Выбрать главу

Родственники, обменявшись репликами, согласились.

— Что же будет? — спросил он врачиху. — И почему вы сказали «через три месяца»?

— Все будет хорошо, голубчик, — отвечала та, — родит и пусть первое время ребеночка грудью кормит. Дитя пристроим, найдутся, Бог даст, родители приемные, а наша с тобой задача, твоя, в частности, — вернуть девушке девственность, не замарать ее доброе имя. Что ты вытаращился? За рубежом такая операция не новость, проблема невелика, восстановишь ей девственную плеву, да и дело с концом. Не боись, у меня статьи на немецком и на английском есть по интересующему нас вопросу.

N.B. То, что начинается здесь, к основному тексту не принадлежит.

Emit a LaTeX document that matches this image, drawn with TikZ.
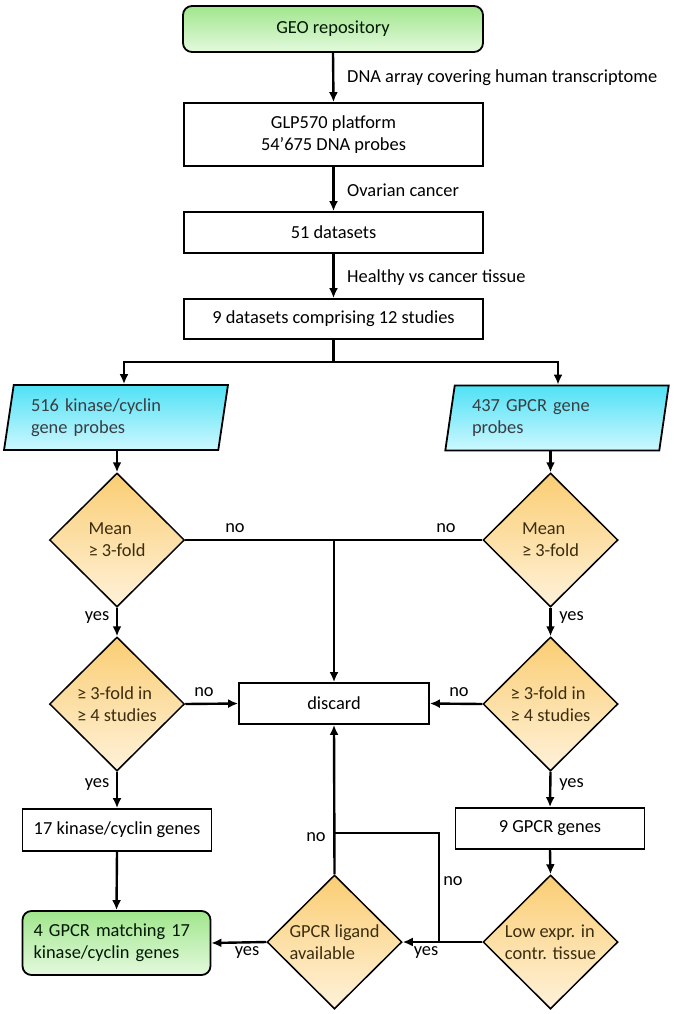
\documentclass[tikz,border=0pt]{standalone}
\usepackage{fontspec}
\setmainfont{Carlito}
\usetikzlibrary{shapes.geometric,arrows.meta}
\definecolor{gtop}{RGB}{160,230,140}
\definecolor{gbot}{RGB}{228,249,222}
\definecolor{ctop}{RGB}{80,225,245}
\definecolor{cbot}{RGB}{205,248,255}
\definecolor{otop}{RGB}{250,205,115}
\definecolor{obot}{RGB}{255,242,218}
\definecolor{dtext}{RGB}{60,45,15}
\begin{document}
\begin{tikzpicture}[x=1pt,y=-1pt,
  font=\fontsize{18.4}{22}\selectfont,
  box/.style={draw=black,line width=1.8pt,fill=white,rectangle,minimum width=#1,inner sep=0pt},
  box/.default=299,
  startbox/.style={draw=black,line width=1.8pt,rectangle,rounded corners=9pt,top color=gtop,bottom color=gbot,inner sep=0pt,text=black!85!green!60!black},
  iobox/.style={draw=black,line width=1.8pt,trapezium,trapezium left angle=78,trapezium right angle=102,trapezium stretches=true,minimum width=224,minimum height=65,top color=ctop,bottom color=cbot,text width=170,align=left,inner sep=0pt,text=black!85!cyan},
  decision/.style={draw=black,line width=1.5pt,diamond,minimum width=135,minimum height=134,inner sep=0pt,top color=otop,bottom color=obot,align=left,text=dtext},
  conn/.style={line width=2.4pt,-{Latex[length=10pt,width=9pt]}},
  plain/.style={line width=2.4pt},
  lab/.style={inner sep=0pt}
]
\useasboundingbox (0,0) rectangle (674,1014);

% nodes
\node[startbox,minimum width=300,minimum height=46] (geo) at (333,29) {GEO repository};
\node[box,minimum height=63,align=center] (glp) at (333.5,134.5) {GLP570 platform\\54’675 DNA probes};
\node[box,minimum height=41] (d51) at (333.5,232.5) {51 datasets};
\node[box,minimum height=40] (nine) at (333.5,319) {9 datasets comprising 12 studies};
\node[iobox] (kin) at (116,417.5) {516 kinase/cyclin\\gene probes};
\node[iobox] (gpcr) at (557,418) {437 GPCR gene\\probes};
\node[decision] (m1) at (117,540) {Mean\\≥ 3-fold};
\node[decision] (m2) at (550.5,540) {Mean\\≥ 3-fold};
\node[decision] (f1) at (117,704) {≥ 3-fold in\\≥ 4 studies};
\node[decision] (f2) at (550.5,704) {≥ 3-fold in\\≥ 4 studies};
\node[box=190,minimum height=41] (discard) at (334,703.5) {discard};
\node[box=189,minimum height=42] (k17) at (117,830) {17 kinase/cyclin genes};
\node[box=189,minimum height=41] (g9) at (550,828.5) {9 GPCR genes};
\node[startbox,minimum width=188,minimum height=64,text width=166,align=left] (res) at (116.5,943) {4 GPCR matching 17\\kinase/cyclin genes};
\node[decision] (lig) at (334.5,942) {GPCR ligand\\available};
\node[decision] (low) at (550.5,942) {Low expr. in\\contr. tissue};

% coordinates
\coordinate (split) at (333.5,362);
\coordinate (bl) at (124,362);
\coordinate (br) at (558,362);
\coordinate (j1) at (334,540);
\coordinate (nb) at (439,942);
\coordinate (nt) at (439,833);
\coordinate (nj) at (334.5,833);

% connectors
\draw[conn] (geo.south) -- (glp.north);
\node[lab,anchor=west] (l1) at (347,78) {DNA array covering human transcriptome};
\draw[conn] (glp.south) -- (d51.north);
\node[lab,anchor=west] (l2) at (347,190) {Ovarian cancer};
\draw[conn] (d51.south) -- (nine.north);
\node[lab,anchor=west] (l3) at (347,278) {Healthy vs cancer tissue};

\draw[plain] (nine.south) -- (split);
\draw[plain,line cap=rect] (bl) -- (br);
\draw[conn] (bl) -- (bl |- kin.north);
\draw[conn] (br) -- (br |- gpcr.north);

\draw[conn] (kin.south -| m1.north) -- (m1.north);
\draw[conn] (gpcr.south -| m2.north) -- (m2.north);

\draw[plain] (m1.east) -- (m2.west);
\draw[conn] (j1) -- (discard.north);
\node[lab] (n1) at (235,528) {no};
\node[lab] (n2) at (446,528) {no};

\draw[conn] (m1.south) -- (f1.north);
\node[lab] (y1) at (97,618) {yes};
\draw[conn] (m2.south) -- (f2.north);
\node[lab] (y2) at (571.5,618) {yes};

\draw[conn] (f1.east) -- (discard.west);
\node[lab] (n3) at (204,692) {no};
\draw[conn] (f2.west) -- (discard.east);
\node[lab] (n4) at (459,692) {no};

\draw[conn] (f1.south) -- (k17.north);
\node[lab] (y3) at (97,785) {yes};
\draw[conn] (f2.south) -- (g9.north);
\node[lab] (y4) at (571.5,785) {yes};

\draw[conn] (k17.south) -- (res.north);
\draw[conn] (g9.south) -- (low.north);

\draw[conn] (low.west) -- (lig.east);
\node[lab] (y5) at (426,953) {yes};
\draw[plain,line join=miter] (nb) -- (nt) -- (nj);
\node[lab] (n5) at (453,881) {no};
\draw[conn] (lig.north) -- (discard.south);
\node[lab] (n6) at (316,837) {no};
\draw[conn] (lig.west) -- (res.east);
\node[lab] (y6) at (247,953) {yes};
\end{tikzpicture}
\end{document}
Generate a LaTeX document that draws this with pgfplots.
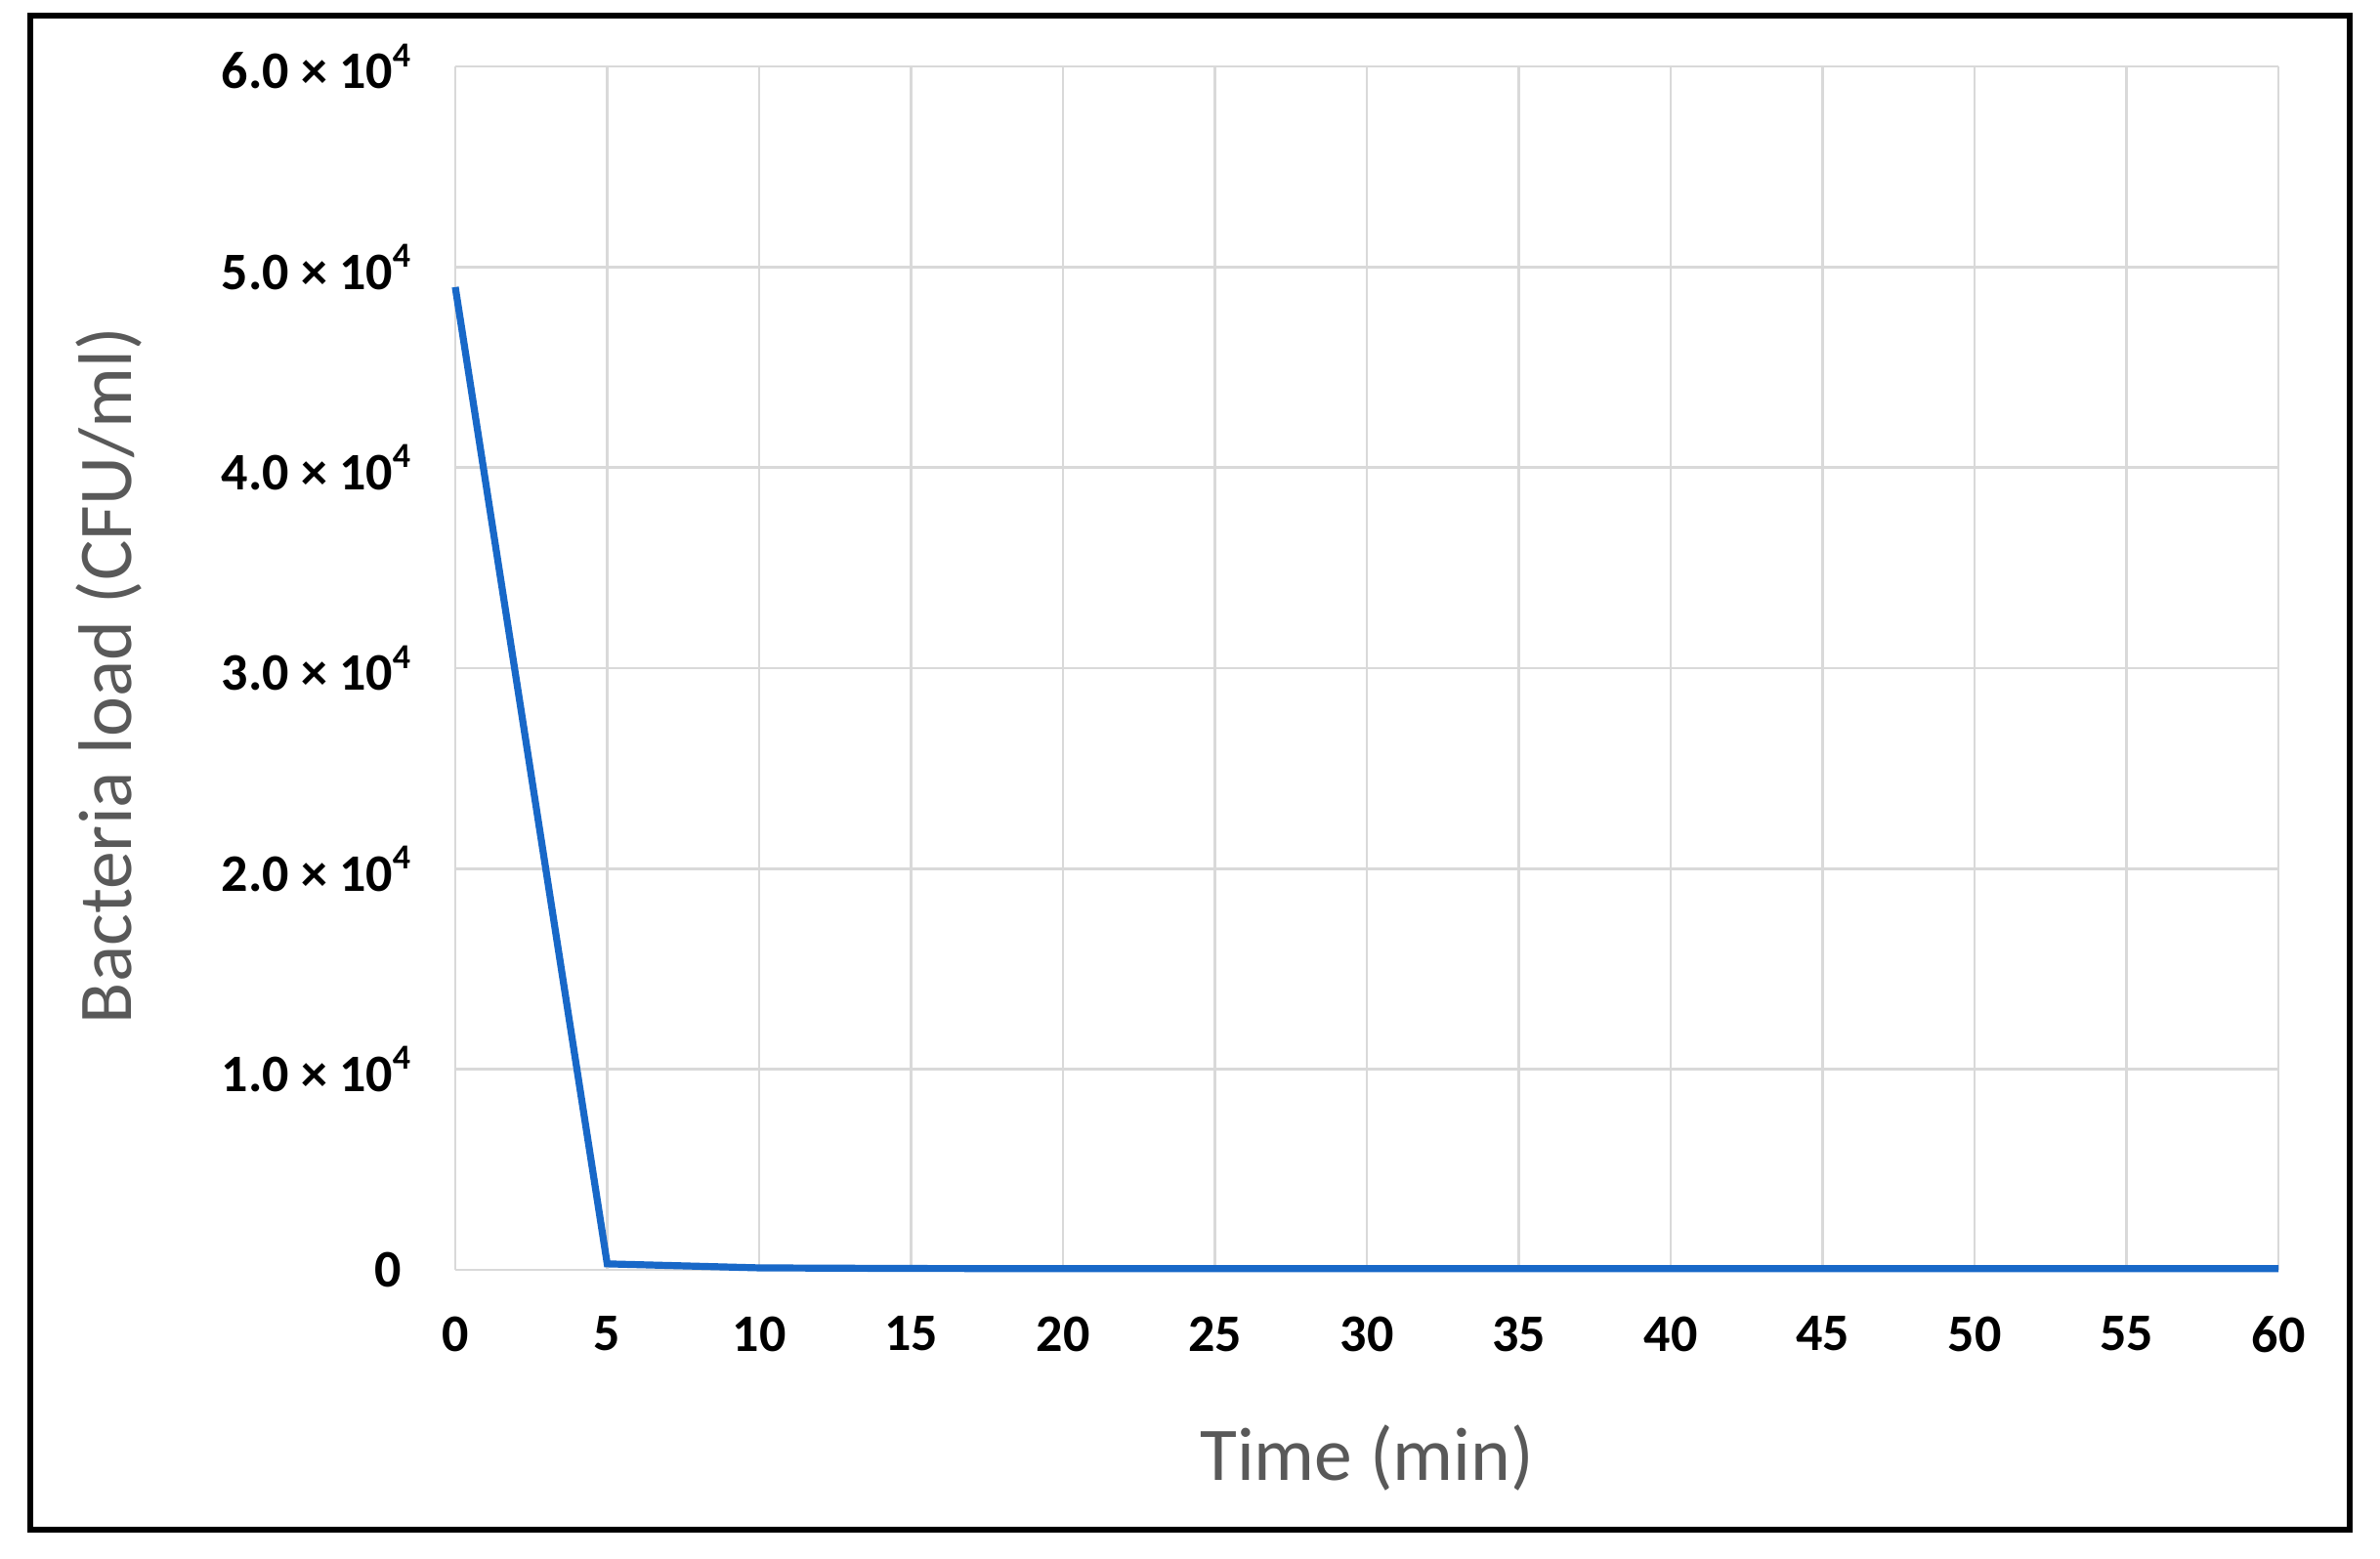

Разрешилась от бремени красавица с гор прехорошеньким младенчиком, здоровущим, кормила его грудью, все вышло как по писаному: дитя пристроили в хорошие руки (маменька плакала, медсестра ее ругала, дура, что делать, если ты такая дура, ничего, скоро замуж выйдешь, нарожаешь, это судьба, ты подумай, как повезло ему с родителями, да и мы лицом в грязь не ударили, свидетельство о рождении ему выправили, как положено, утри слезы, завтра твои приезжают, а ты, спасибо доктору, как новенькая, сделай радостное личико).

Родственники прибыли, забрали чудесно исцеленную, трясли деньгами, денег никто не взял, однако от угощения, от пары барашков да от подарков не отказывались.

Слухи о свадьбе докатились до медперсонала, а через девять месяцев молодую опять привезли, родила она, всем на радость, двойню.

Потом привезли ее через год, приняли роды, получился мальчик. Возможно, у нее еще рождались дети, но наш молодой доктор уехал, срок, на который его распределили, завершился, роман с медсестрой закончился, а больничка обзавелась двумя новыми видами транспорта (кроме уже имевшейся машины): не без интриг конфискованным у безнравственного пастуха мотоциклом и гордо стоявшим на маленьком плато за задним двором самолетиком.

Тут мы поехали.

— Теперь вы представляете, в каком диком месте провел я три года после института?

В воображении моем взлетали на сквозняках белоснежные занавеси окон маленькой больницы, горели огромные, опушенные светом звезды над горами и степью, слышала я блеяние овец, крики новорожденных.

— Боже! — вскричала я. — И вы не жалеете о том времени?! Ведь вы тогда жили настоящей жизнью!

Поскольку, по его представлению, настоящей жизнью (с иностранными аэропортами, курортами, салонами, антиквариатом, бриллиантами и т. п.) жил он как раз теперь, он так удивился, что даже обернулся ко мне, не понимая.

Чудесным образом мы быстрехонько домчали до моего дома, пробка растворилась в дорожном ветерке.

Эта история поразила меня, я часто мысленно к ней возвращалась, впечатления мои от нее были почти зрительные.

А потом, через несколько лет, я прочла рецензию на фильм «Дикое поле».

Позвонив, я спросила, видел ли он фильм; он даже не слышал о нем.

— Рассказывали ли вы о своем распределении кому-нибудь, кроме меня? — не унималась я.

— Не помню, — отвечал он, — кажется, нет.

Прошло еще года два, — и я посмотрела фильм.

Один из персонажей, Федор Абрамович, говорил в нем Мите, молодому врачу, главному герою:

— Вы себе представить не можете, что тут раньше было. Такая больничка, палаты чистые, светлые, на заднем дворе маленький самолет стоял.

Митя ездил на мотоцикле, в кино мотоцикл был старый, в рассказанной мне истории — новый; поскольку «распределили» моего собеседника в шестидесятые годы, а условное время фильма приходилось, надо думать, на девяностые, это был, конечно же, один и тот же мотоцикл. Если горянку-невесту (или степнячку) из рассказа привезли тамошнему доктору с плодом в чреве, эту невесту, из фильма, привезут тутошнему с пулей в животе (доктор будет оперировать ее на огромном валуне у своего больничного барака); оба спасут девушку, каждый по-своему.

Молодой доктор из городских у подножия гор перед степью на территории дикого поля, пребывающий на форпосте «пустыни Тартари» и там, и там; доктор из рассказа уезжает, доктор из фильма остается на посту по своей воле из чувства долга. Кинорассказ завершается смертью, а устное повествование — рождением ребенка.